*STORED RECORDS:*

[START]

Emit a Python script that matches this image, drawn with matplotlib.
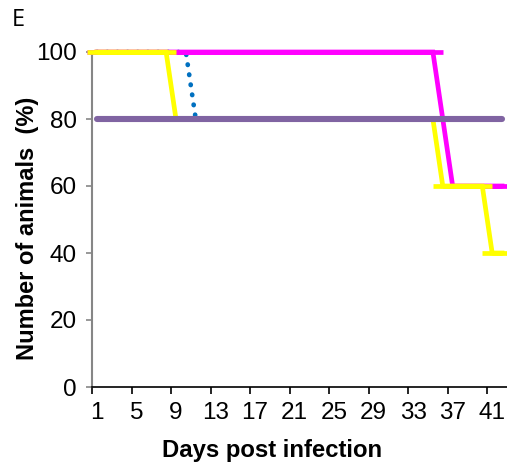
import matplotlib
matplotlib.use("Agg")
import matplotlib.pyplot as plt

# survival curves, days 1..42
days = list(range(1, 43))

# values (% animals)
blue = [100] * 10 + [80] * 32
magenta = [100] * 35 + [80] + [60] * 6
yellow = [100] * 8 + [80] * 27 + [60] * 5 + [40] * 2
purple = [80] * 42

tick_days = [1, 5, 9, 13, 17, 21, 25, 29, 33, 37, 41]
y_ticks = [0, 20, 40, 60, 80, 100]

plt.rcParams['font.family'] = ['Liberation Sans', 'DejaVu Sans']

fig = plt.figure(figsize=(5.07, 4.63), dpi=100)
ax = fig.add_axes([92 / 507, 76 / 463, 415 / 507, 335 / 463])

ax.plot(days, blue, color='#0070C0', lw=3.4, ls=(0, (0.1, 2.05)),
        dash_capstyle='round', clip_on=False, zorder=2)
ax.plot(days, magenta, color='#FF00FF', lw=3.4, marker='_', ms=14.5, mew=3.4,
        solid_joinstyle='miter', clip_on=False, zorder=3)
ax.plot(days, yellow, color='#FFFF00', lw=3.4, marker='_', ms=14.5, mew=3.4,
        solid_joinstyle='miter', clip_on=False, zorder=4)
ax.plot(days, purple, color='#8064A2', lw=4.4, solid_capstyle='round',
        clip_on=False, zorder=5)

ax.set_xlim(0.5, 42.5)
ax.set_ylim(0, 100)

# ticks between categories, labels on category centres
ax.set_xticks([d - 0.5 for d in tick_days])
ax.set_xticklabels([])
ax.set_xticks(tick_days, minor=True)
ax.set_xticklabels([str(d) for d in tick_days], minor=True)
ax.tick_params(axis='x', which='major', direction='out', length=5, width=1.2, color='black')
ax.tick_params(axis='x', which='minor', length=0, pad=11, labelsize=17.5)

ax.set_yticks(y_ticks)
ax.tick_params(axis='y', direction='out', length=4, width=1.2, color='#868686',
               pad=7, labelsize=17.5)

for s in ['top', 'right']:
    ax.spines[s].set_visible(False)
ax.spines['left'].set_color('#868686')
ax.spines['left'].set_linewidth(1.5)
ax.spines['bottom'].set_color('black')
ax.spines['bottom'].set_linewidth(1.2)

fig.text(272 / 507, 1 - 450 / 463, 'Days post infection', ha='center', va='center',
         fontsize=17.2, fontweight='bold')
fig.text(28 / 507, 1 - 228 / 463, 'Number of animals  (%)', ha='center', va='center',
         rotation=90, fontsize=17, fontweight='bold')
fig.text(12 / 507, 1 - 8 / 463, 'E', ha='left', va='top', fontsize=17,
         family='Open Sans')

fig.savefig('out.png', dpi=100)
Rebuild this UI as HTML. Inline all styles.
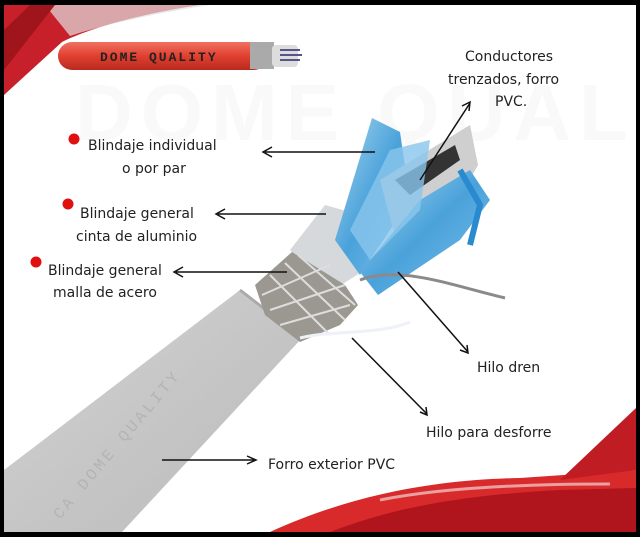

[END]

Repeat all the records above exactly, leaving out any pictures.

*RESULT FOR THIS EXERCISE:*
Emit a Python script that matches this image, drawn with matplotlib.
import matplotlib
matplotlib.use("Agg")
import matplotlib.pyplot as plt

# survival curves, days 1..42
days = list(range(1, 43))

# values (% animals)
blue = [100] * 10 + [80] * 32
magenta = [100] * 35 + [80] + [60] * 6
yellow = [100] * 8 + [80] * 27 + [60] * 5 + [40] * 2
purple = [80] * 42

tick_days = [1, 5, 9, 13, 17, 21, 25, 29, 33, 37, 41]
y_ticks = [0, 20, 40, 60, 80, 100]

plt.rcParams['font.family'] = ['Liberation Sans', 'DejaVu Sans']

fig = plt.figure(figsize=(5.07, 4.63), dpi=100)
ax = fig.add_axes([92 / 507, 76 / 463, 415 / 507, 335 / 463])

ax.plot(days, blue, color='#0070C0', lw=3.4, ls=(0, (0.1, 2.05)),
        dash_capstyle='round', clip_on=False, zorder=2)
ax.plot(days, magenta, color='#FF00FF', lw=3.4, marker='_', ms=14.5, mew=3.4,
        solid_joinstyle='miter', clip_on=False, zorder=3)
ax.plot(days, yellow, color='#FFFF00', lw=3.4, marker='_', ms=14.5, mew=3.4,
        solid_joinstyle='miter', clip_on=False, zorder=4)
ax.plot(days, purple, color='#8064A2', lw=4.4, solid_capstyle='round',
        clip_on=False, zorder=5)

ax.set_xlim(0.5, 42.5)
ax.set_ylim(0, 100)

# ticks between categories, labels on category centres
ax.set_xticks([d - 0.5 for d in tick_days])
ax.set_xticklabels([])
ax.set_xticks(tick_days, minor=True)
ax.set_xticklabels([str(d) for d in tick_days], minor=True)
ax.tick_params(axis='x', which='major', direction='out', length=5, width=1.2, color='black')
ax.tick_params(axis='x', which='minor', length=0, pad=11, labelsize=17.5)

ax.set_yticks(y_ticks)
ax.tick_params(axis='y', direction='out', length=4, width=1.2, color='#868686',
               pad=7, labelsize=17.5)

for s in ['top', 'right']:
    ax.spines[s].set_visible(False)
ax.spines['left'].set_color('#868686')
ax.spines['left'].set_linewidth(1.5)
ax.spines['bottom'].set_color('black')
ax.spines['bottom'].set_linewidth(1.2)

fig.text(272 / 507, 1 - 450 / 463, 'Days post infection', ha='center', va='center',
         fontsize=17.2, fontweight='bold')
fig.text(28 / 507, 1 - 228 / 463, 'Number of animals  (%)', ha='center', va='center',
         rotation=90, fontsize=17, fontweight='bold')
fig.text(12 / 507, 1 - 8 / 463, 'E', ha='left', va='top', fontsize=17,
         family='Open Sans')

fig.savefig('out.png', dpi=100)
Rebuild this UI as HTML. Inline all styles.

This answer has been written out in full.